“Not everything that counts can be counted, and not everything that can be counted counts.” Albert Einstein
If you can measure something, then you can quantify it. If you can quantify it, then you can test how much of it has been achieved. This is how it will be in the brave new world of education, or so it would seem. But there is a great deal in life that cannot be measured, that simply cannot be quantified, no matter how much we might like to fool ourselves that it can be. We cannot measure …
In Guess How Much I Love You (Sam McBratney and Anita Jeram, Walker 2009) Little Nutbrown Hare and Big Nutbrown Hare each try to out do the other, in a competition to see who loves the other the most. The book ends as Little Nutbrown Hare falls asleep, with the words of Big Nutbrown Hare echoing in his ears: “I love you all the way to the moon … and back.”

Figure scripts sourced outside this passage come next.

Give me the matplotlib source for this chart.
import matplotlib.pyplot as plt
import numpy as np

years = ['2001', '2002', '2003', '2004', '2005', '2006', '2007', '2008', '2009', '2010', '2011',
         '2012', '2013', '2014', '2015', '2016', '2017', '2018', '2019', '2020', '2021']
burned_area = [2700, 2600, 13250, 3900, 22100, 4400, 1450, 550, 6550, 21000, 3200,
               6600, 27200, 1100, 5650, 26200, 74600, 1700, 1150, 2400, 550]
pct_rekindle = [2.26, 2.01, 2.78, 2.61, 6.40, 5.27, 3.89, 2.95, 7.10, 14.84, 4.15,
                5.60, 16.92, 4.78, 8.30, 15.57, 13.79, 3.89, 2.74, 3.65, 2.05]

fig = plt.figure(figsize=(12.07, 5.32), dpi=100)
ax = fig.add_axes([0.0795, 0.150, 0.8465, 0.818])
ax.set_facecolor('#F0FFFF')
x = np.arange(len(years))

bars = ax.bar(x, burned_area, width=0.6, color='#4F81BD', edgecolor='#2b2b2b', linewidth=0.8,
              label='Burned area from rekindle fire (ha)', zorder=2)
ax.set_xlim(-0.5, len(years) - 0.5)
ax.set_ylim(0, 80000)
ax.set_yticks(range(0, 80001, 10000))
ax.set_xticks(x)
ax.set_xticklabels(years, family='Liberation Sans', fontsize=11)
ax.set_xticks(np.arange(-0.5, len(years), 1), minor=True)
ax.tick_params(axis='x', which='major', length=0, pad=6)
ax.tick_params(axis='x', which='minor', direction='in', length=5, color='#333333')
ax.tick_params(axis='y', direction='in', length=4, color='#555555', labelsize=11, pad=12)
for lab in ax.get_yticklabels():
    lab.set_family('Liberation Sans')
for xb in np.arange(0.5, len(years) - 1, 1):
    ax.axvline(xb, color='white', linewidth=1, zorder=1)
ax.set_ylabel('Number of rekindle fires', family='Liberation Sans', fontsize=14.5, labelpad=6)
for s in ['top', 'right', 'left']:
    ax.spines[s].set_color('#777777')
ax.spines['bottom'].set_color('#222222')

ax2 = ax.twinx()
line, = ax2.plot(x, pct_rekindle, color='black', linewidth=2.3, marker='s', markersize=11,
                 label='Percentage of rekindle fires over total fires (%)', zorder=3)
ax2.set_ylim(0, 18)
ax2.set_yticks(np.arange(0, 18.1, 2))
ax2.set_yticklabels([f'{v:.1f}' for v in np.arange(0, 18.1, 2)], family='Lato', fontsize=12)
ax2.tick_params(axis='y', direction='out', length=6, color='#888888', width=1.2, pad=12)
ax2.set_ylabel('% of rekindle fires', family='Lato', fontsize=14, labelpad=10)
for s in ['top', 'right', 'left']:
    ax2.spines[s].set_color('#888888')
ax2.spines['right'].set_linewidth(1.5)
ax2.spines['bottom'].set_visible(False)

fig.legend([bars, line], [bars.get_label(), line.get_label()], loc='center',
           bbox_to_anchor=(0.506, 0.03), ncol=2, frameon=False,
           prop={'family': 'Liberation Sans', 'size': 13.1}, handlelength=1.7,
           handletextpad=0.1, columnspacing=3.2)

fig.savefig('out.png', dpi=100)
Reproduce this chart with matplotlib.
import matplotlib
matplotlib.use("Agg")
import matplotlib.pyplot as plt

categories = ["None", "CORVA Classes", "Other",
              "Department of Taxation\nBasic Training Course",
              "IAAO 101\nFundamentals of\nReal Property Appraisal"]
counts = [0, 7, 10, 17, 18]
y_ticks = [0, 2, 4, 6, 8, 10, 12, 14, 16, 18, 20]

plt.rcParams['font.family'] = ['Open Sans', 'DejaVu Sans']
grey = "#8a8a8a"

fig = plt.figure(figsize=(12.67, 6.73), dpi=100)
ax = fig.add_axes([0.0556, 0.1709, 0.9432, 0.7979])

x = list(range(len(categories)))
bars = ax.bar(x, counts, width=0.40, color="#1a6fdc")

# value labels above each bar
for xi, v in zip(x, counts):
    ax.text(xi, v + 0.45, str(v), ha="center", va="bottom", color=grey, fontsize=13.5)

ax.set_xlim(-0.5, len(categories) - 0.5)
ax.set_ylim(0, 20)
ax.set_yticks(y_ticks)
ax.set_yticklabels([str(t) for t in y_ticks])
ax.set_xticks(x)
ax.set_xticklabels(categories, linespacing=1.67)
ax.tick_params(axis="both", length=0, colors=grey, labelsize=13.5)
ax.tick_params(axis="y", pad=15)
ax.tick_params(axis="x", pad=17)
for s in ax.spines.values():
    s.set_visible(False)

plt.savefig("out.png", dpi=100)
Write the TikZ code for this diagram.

I’ve worked with newly qualified teachers for many years. I’ve trained new teachers for organisations as diverse as the NUT, FastTrack and Cambridge University, for a number of local authorities, and at many schools and colleges in the UK and overseas. Over those years I believe that I have given a lot to new teachers in these training events. But a great deal of what I have ‘given’ them cannot be subjected to measurement – it counts, but it cannot be counted.
I’ve helped them …
build the confidence to say ‘this is my classroom, these are my rules’ and to know what to do if things go wrong;
understand that we all make mistakes, and that we can use these mistakes to move forwards;
think about their emotional reactions to individual students, and why they must take care not to treat those they like more kindly than those they don’t;
be aware of the subconscious perceptions that children make about their teachers, based on how the teachers behave, and how this might impact on what happens in their classrooms;
build a belief in themselves as creative professionals, and shown them how to devise imaginative approaches to teaching and learning.
And I like to believe that I’ve inspired them to love teaching, and to feel that (even at the hardest of times) it is the most wonderful vocation. Now I’m pretty sure that none of this could be ‘evidenced’ in a research study. So yes, it cannot be counted, but it sure as hell counts.